[Source code of charts]
------------------------------------------------------------

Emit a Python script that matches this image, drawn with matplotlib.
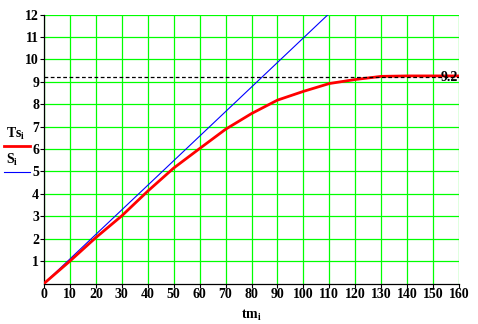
import numpy as np
import matplotlib.pyplot as plt
from matplotlib.lines import Line2D

tm = [0, 10, 20, 30, 40, 50, 60, 70, 80, 90, 100, 110, 120, 130, 140, 150, 160]
Ts = [0, 1.0, 2.05, 3.02, 4.12, 5.15, 6.02, 6.88, 7.58, 8.18, 8.57, 8.92, 9.1,
      9.24, 9.26, 9.26, 9.26]
tm_s = [0, 110]
S = [0, 12.05]
level = 9.2

xticks = list(range(0, 161, 10))
yticks = list(range(1, 13))

W, H = 478, 324
DPI = 100

plt.rcParams.update({
    'font.family': 'Liberation Serif',
    'font.weight': 'bold',
    'font.size': 10,
    'mathtext.fontset': 'custom',
    'mathtext.rm': 'Liberation Serif:bold',
    'mathtext.it': 'Liberation Serif:bold',
    'mathtext.bf': 'Liberation Serif:bold',
})

fig = plt.figure(figsize=(W / DPI, H / DPI), dpi=DPI)
ax = fig.add_axes([44 / W, 1 - 283.5 / H, 415 / W, 269 / H])

ax.set_xlim(0, 160)
ax.set_ylim(0, 12)
ax.set_xticks(xticks)
ax.set_yticks(yticks)
ax.grid(color='#00ff00', linewidth=0.9, zorder=0)
ax.set_axisbelow(True)
for side in ('top', 'right'):
    ax.spines[side].set_visible(False)
for side in ('left', 'bottom'):
    ax.spines[side].set_linewidth(0.9)
ax.tick_params(length=3, width=0.8, direction='out', pad=0.5, labelsize=10)

ax.plot(tm_s, S, color='#0000ff', linewidth=0.8, zorder=3)
ax.plot(tm, Ts, color='#ff0000', linewidth=2.0, zorder=4)
ax.axhline(level, color='black', linewidth=0.9, linestyle=(0, (3, 2)), zorder=5)
ax.text(159.5, level, '9.2', ha='right', va='center', fontsize=10, zorder=6)

ax.set_xlabel(r'$\mathrm{tm}_\mathrm{i}$', fontsize=10, labelpad=5)

# left-side legend labels
fig.text(6 / W, 1 - 134 / H, r'$\mathrm{Ts}_\mathrm{i}$', fontsize=10,
         ha='left', va='center')
fig.add_artist(Line2D([4 / W, 30 / W], [1 - 145.5 / H] * 2,
                      color='#ff0000', linewidth=2.0))
fig.text(6 / W, 1 - 160 / H, r'$\mathrm{S}_\mathrm{i}$', fontsize=10,
         ha='left', va='center')
fig.add_artist(Line2D([4 / W, 30 / W], [1 - 172 / H] * 2,
                      color='#0000ff', linewidth=0.8))

fig.savefig('out.png', dpi=DPI)
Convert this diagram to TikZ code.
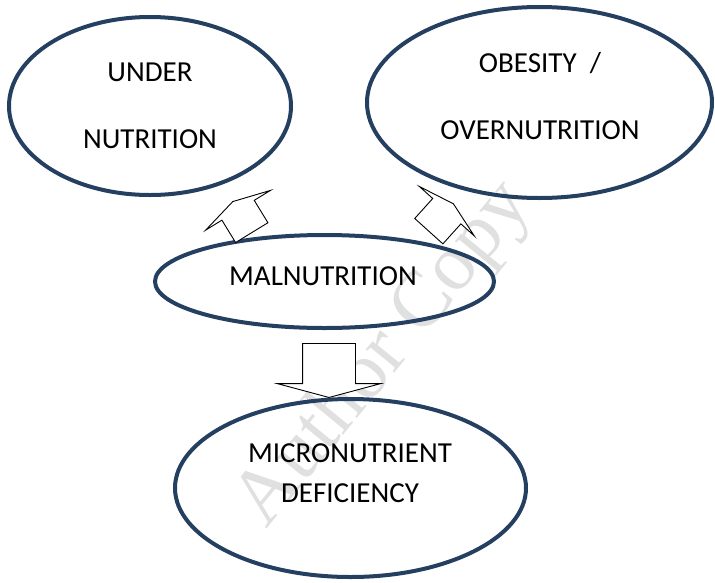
\documentclass[tikz,border=0pt]{standalone}
\usepackage{fontspec}
\setmainfont{Carlito}
\newfontfamily\markfont{Liberation Serif}
\usetikzlibrary{shapes.geometric,shapes.arrows}
\definecolor{ringBlue}{RGB}{36,63,96}

\begin{document}
\begin{tikzpicture}[x=1pt, y=1pt]
    \tikzstyle{bubble} = [ellipse, draw=ringBlue, line width=4pt, inner sep=0pt]
    \tikzstyle{caption} = [font=\fontsize{29}{35}\selectfont, align=center, inner sep=0pt]
    \tikzstyle{block} = [single arrow, draw=black, line width=0.9pt, fill=white, inner xsep=0pt, minimum width=0pt, single arrow tip angle=150, anchor=tail]

    \useasboundingbox (0,0) rectangle (715,-582);

    % faint watermark behind everything
    \node[rotate=50.7, text=black!12, font=\markfont\fontsize{80}{80}\selectfont] (mark) at (385,-355) {Author Copy};

    \node[bubble, minimum width=282, minimum height=178] (under) at (150,-106) {};
    \node[bubble, minimum width=345, minimum height=191] (obese) at (539.5,-102.5) {};
    \node[bubble, minimum width=339, minimum height=93] (mal) at (324.5,-281.5) {};
    \node[bubble, minimum width=351, minimum height=178] (micro) at (350.5,-488) {};

    \node[caption] (underText) at (150,-105.5) {UNDER\\[32pt]NUTRITION};
    \node[caption] (obeseText) at (540,-96.5) {OBESITY~~/\\[32pt]OVERNUTRITION};
    \node[caption] (malText) at (323,-276) {MALNUTRITION};
    \node[caption] (microText) at (350,-473) {MICRONUTRIENT\\[5pt]DEFICIENCY};

    % block arrows
    \node[block, rotate=121.5, inner ysep=18.5pt, single arrow head extend=19pt, minimum height=36.4pt] (toUnder) at (252,-233) {};
    \node[block, rotate=48, inner ysep=18.5pt, single arrow head extend=18pt, minimum height=36.8pt] (toObese) at (428.5,-231.5) {};
    \node[block, rotate=-90, inner ysep=26pt, single arrow head extend=25pt, minimum height=54pt] (toMicro) at (329,-343) {};
\end{tikzpicture}
\end{document}
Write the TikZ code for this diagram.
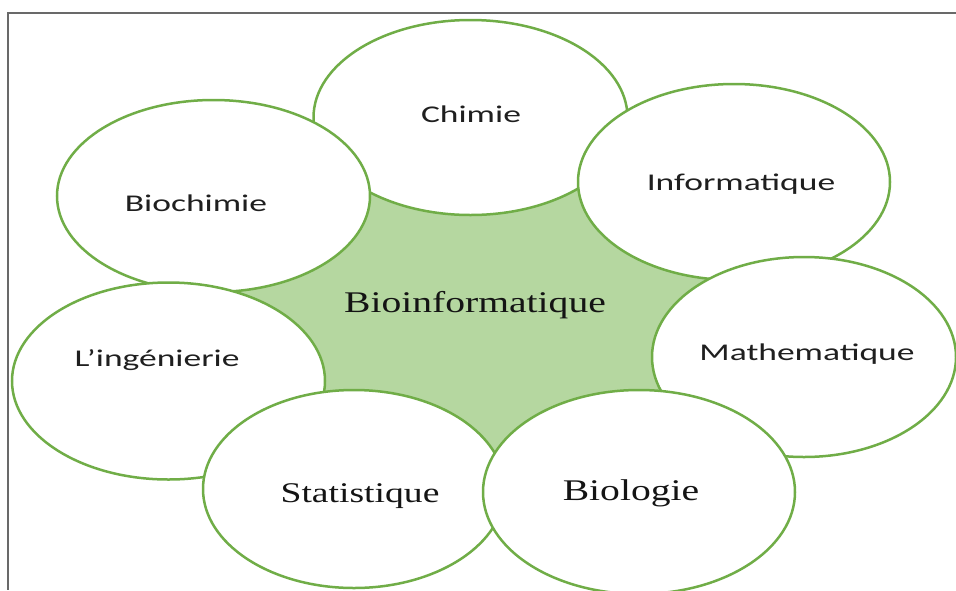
\documentclass[tikz,border=0pt]{standalone}
\usepackage{fontspec}
\usepackage{tikz}
\definecolor{biogreen}{RGB}{112,173,71}
\definecolor{biofill}{RGB}{181,215,160}
\definecolor{framegray}{RGB}{105,105,105}
\newfontfamily\petalfont[FakeStretch=1.48]{Carlito}
\newfontfamily\corefont[FakeStretch=1.32]{Liberation Serif}
\usetikzlibrary{shapes,positioning}

\begin{document}
\begin{tikzpicture}[x=1pt, y=-1pt,
    petal/.style={ellipse, draw=biogreen, line width=2.5pt, fill=white, inner sep=0pt},
    petaltext/.style={anchor=base, inner sep=0pt, text=black!88, font=\petalfont\fontsize{24}{28}\selectfont},
    coretext/.style={anchor=base, inner sep=0pt, text=black!92, font=\corefont\fontsize{30}{34}\selectfont}]
    \useasboundingbox (0,0) rectangle (956,590);

    % Petal centres
    \coordinate (c-chimie) at (470.5,117.5);
    \coordinate (c-info) at (734,182);
    \coordinate (c-math) at (804,357);
    \coordinate (c-bio) at (639,492);
    \coordinate (c-stat) at (354,489);
    \coordinate (c-ing) at (168.5,381);
    \coordinate (c-biochimie) at (213.5,196);

    % Frame
    \draw[framegray, line width=1.3pt] (956,13) -- (8,13) -- (8,590);

    % Star in the middle (covered by the petals)
    \fill[biofill] (c-chimie) -- (c-info) -- (c-math) -- (c-bio) -- (c-stat) -- (c-ing) -- (c-biochimie) -- cycle;

    % Petals (order gives the overlaps)
    \node[petal, minimum width=314pt, minimum height=195pt] (chimie) at (c-chimie) {};
    \node[petal, minimum width=312pt, minimum height=196pt] (info) at (c-info) {};
    \node[petal, minimum width=304pt, minimum height=200pt] (math) at (c-math) {};
    \node[petal, minimum width=313pt, minimum height=192pt] (biochimie) at (c-biochimie) {};
    \node[petal, minimum width=313pt, minimum height=197pt] (ing) at (c-ing) {};
    \node[petal, minimum width=302pt, minimum height=198pt] (stat) at (c-stat) {};
    \node[petal, minimum width=312pt, minimum height=204pt] (bio) at (c-bio) {};

    % Labels
    \node[petaltext] (chimie-txt) at (471,122) {Chimie};
    \node[petaltext] (info-txt) at (741,190) {Informatique};
    \node[petaltext] (biochimie-txt) at (196,211) {Biochimie};
    \node[petaltext] (ing-txt) at (157,366) {L’ingénierie};
    \node[petaltext] (math-txt) at (807,360) {Mathematique};
    \node[coretext] (core-txt) at (475,312) {Bioinformatique};
    \node[coretext, font=\corefont\fontsize{28.5}{32}\selectfont] (stat-txt) at (360,502) {Statistique};
    \node[coretext] (bio-txt) at (631,500) {Biologie};
\end{tikzpicture}
\end{document}
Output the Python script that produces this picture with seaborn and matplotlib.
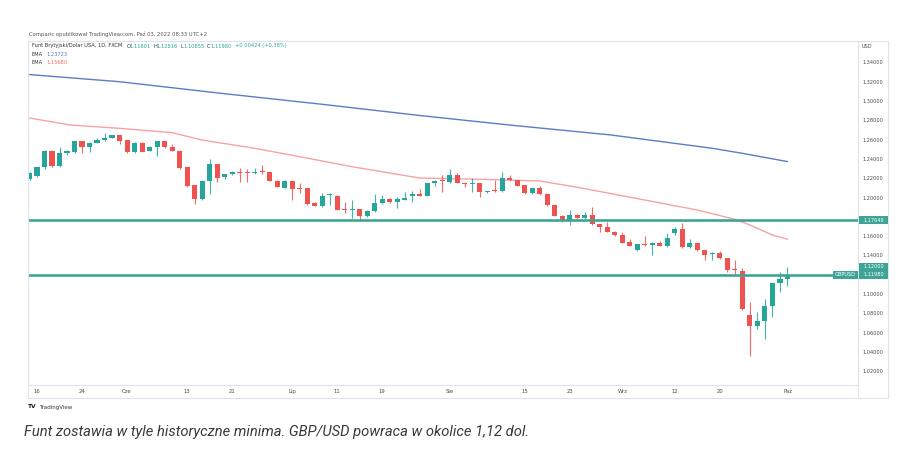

------------------------------------------------------------

What is needed:
Repeat the material above word for word, please, apart from its images.

Output for this task:
Emit a Python script that matches this image, drawn with matplotlib.
import numpy as np
import matplotlib.pyplot as plt
from matplotlib.lines import Line2D

tm = [0, 10, 20, 30, 40, 50, 60, 70, 80, 90, 100, 110, 120, 130, 140, 150, 160]
Ts = [0, 1.0, 2.05, 3.02, 4.12, 5.15, 6.02, 6.88, 7.58, 8.18, 8.57, 8.92, 9.1,
      9.24, 9.26, 9.26, 9.26]
tm_s = [0, 110]
S = [0, 12.05]
level = 9.2

xticks = list(range(0, 161, 10))
yticks = list(range(1, 13))

W, H = 478, 324
DPI = 100

plt.rcParams.update({
    'font.family': 'Liberation Serif',
    'font.weight': 'bold',
    'font.size': 10,
    'mathtext.fontset': 'custom',
    'mathtext.rm': 'Liberation Serif:bold',
    'mathtext.it': 'Liberation Serif:bold',
    'mathtext.bf': 'Liberation Serif:bold',
})

fig = plt.figure(figsize=(W / DPI, H / DPI), dpi=DPI)
ax = fig.add_axes([44 / W, 1 - 283.5 / H, 415 / W, 269 / H])

ax.set_xlim(0, 160)
ax.set_ylim(0, 12)
ax.set_xticks(xticks)
ax.set_yticks(yticks)
ax.grid(color='#00ff00', linewidth=0.9, zorder=0)
ax.set_axisbelow(True)
for side in ('top', 'right'):
    ax.spines[side].set_visible(False)
for side in ('left', 'bottom'):
    ax.spines[side].set_linewidth(0.9)
ax.tick_params(length=3, width=0.8, direction='out', pad=0.5, labelsize=10)

ax.plot(tm_s, S, color='#0000ff', linewidth=0.8, zorder=3)
ax.plot(tm, Ts, color='#ff0000', linewidth=2.0, zorder=4)
ax.axhline(level, color='black', linewidth=0.9, linestyle=(0, (3, 2)), zorder=5)
ax.text(159.5, level, '9.2', ha='right', va='center', fontsize=10, zorder=6)

ax.set_xlabel(r'$\mathrm{tm}_\mathrm{i}$', fontsize=10, labelpad=5)

# left-side legend labels
fig.text(6 / W, 1 - 134 / H, r'$\mathrm{Ts}_\mathrm{i}$', fontsize=10,
         ha='left', va='center')
fig.add_artist(Line2D([4 / W, 30 / W], [1 - 145.5 / H] * 2,
                      color='#ff0000', linewidth=2.0))
fig.text(6 / W, 1 - 160 / H, r'$\mathrm{S}_\mathrm{i}$', fontsize=10,
         ha='left', va='center')
fig.add_artist(Line2D([4 / W, 30 / W], [1 - 172 / H] * 2,
                      color='#0000ff', linewidth=0.8))

fig.savefig('out.png', dpi=DPI)
Convert this diagram to TikZ code.
\documentclass[tikz,border=0pt]{standalone}
\usepackage{fontspec}
\setmainfont{Carlito}
\newfontfamily\markfont{Liberation Serif}
\usetikzlibrary{shapes.geometric,shapes.arrows}
\definecolor{ringBlue}{RGB}{36,63,96}

\begin{document}
\begin{tikzpicture}[x=1pt, y=1pt]
    \tikzstyle{bubble} = [ellipse, draw=ringBlue, line width=4pt, inner sep=0pt]
    \tikzstyle{caption} = [font=\fontsize{29}{35}\selectfont, align=center, inner sep=0pt]
    \tikzstyle{block} = [single arrow, draw=black, line width=0.9pt, fill=white, inner xsep=0pt, minimum width=0pt, single arrow tip angle=150, anchor=tail]

    \useasboundingbox (0,0) rectangle (715,-582);

    % faint watermark behind everything
    \node[rotate=50.7, text=black!12, font=\markfont\fontsize{80}{80}\selectfont] (mark) at (385,-355) {Author Copy};

    \node[bubble, minimum width=282, minimum height=178] (under) at (150,-106) {};
    \node[bubble, minimum width=345, minimum height=191] (obese) at (539.5,-102.5) {};
    \node[bubble, minimum width=339, minimum height=93] (mal) at (324.5,-281.5) {};
    \node[bubble, minimum width=351, minimum height=178] (micro) at (350.5,-488) {};

    \node[caption] (underText) at (150,-105.5) {UNDER\\[32pt]NUTRITION};
    \node[caption] (obeseText) at (540,-96.5) {OBESITY~~/\\[32pt]OVERNUTRITION};
    \node[caption] (malText) at (323,-276) {MALNUTRITION};
    \node[caption] (microText) at (350,-473) {MICRONUTRIENT\\[5pt]DEFICIENCY};

    % block arrows
    \node[block, rotate=121.5, inner ysep=18.5pt, single arrow head extend=19pt, minimum height=36.4pt] (toUnder) at (252,-233) {};
    \node[block, rotate=48, inner ysep=18.5pt, single arrow head extend=18pt, minimum height=36.8pt] (toObese) at (428.5,-231.5) {};
    \node[block, rotate=-90, inner ysep=26pt, single arrow head extend=25pt, minimum height=54pt] (toMicro) at (329,-343) {};
\end{tikzpicture}
\end{document}
Write the TikZ code for this diagram.
\documentclass[tikz,border=0pt]{standalone}
\usepackage{fontspec}
\usepackage{tikz}
\definecolor{biogreen}{RGB}{112,173,71}
\definecolor{biofill}{RGB}{181,215,160}
\definecolor{framegray}{RGB}{105,105,105}
\newfontfamily\petalfont[FakeStretch=1.48]{Carlito}
\newfontfamily\corefont[FakeStretch=1.32]{Liberation Serif}
\usetikzlibrary{shapes,positioning}

\begin{document}
\begin{tikzpicture}[x=1pt, y=-1pt,
    petal/.style={ellipse, draw=biogreen, line width=2.5pt, fill=white, inner sep=0pt},
    petaltext/.style={anchor=base, inner sep=0pt, text=black!88, font=\petalfont\fontsize{24}{28}\selectfont},
    coretext/.style={anchor=base, inner sep=0pt, text=black!92, font=\corefont\fontsize{30}{34}\selectfont}]
    \useasboundingbox (0,0) rectangle (956,590);

    % Petal centres
    \coordinate (c-chimie) at (470.5,117.5);
    \coordinate (c-info) at (734,182);
    \coordinate (c-math) at (804,357);
    \coordinate (c-bio) at (639,492);
    \coordinate (c-stat) at (354,489);
    \coordinate (c-ing) at (168.5,381);
    \coordinate (c-biochimie) at (213.5,196);

    % Frame
    \draw[framegray, line width=1.3pt] (956,13) -- (8,13) -- (8,590);

    % Star in the middle (covered by the petals)
    \fill[biofill] (c-chimie) -- (c-info) -- (c-math) -- (c-bio) -- (c-stat) -- (c-ing) -- (c-biochimie) -- cycle;

    % Petals (order gives the overlaps)
    \node[petal, minimum width=314pt, minimum height=195pt] (chimie) at (c-chimie) {};
    \node[petal, minimum width=312pt, minimum height=196pt] (info) at (c-info) {};
    \node[petal, minimum width=304pt, minimum height=200pt] (math) at (c-math) {};
    \node[petal, minimum width=313pt, minimum height=192pt] (biochimie) at (c-biochimie) {};
    \node[petal, minimum width=313pt, minimum height=197pt] (ing) at (c-ing) {};
    \node[petal, minimum width=302pt, minimum height=198pt] (stat) at (c-stat) {};
    \node[petal, minimum width=312pt, minimum height=204pt] (bio) at (c-bio) {};

    % Labels
    \node[petaltext] (chimie-txt) at (471,122) {Chimie};
    \node[petaltext] (info-txt) at (741,190) {Informatique};
    \node[petaltext] (biochimie-txt) at (196,211) {Biochimie};
    \node[petaltext] (ing-txt) at (157,366) {L’ingénierie};
    \node[petaltext] (math-txt) at (807,360) {Mathematique};
    \node[coretext] (core-txt) at (475,312) {Bioinformatique};
    \node[coretext, font=\corefont\fontsize{28.5}{32}\selectfont] (stat-txt) at (360,502) {Statistique};
    \node[coretext] (bio-txt) at (631,500) {Biologie};
\end{tikzpicture}
\end{document}
Output the Python script that produces this picture with seaborn and matplotlib.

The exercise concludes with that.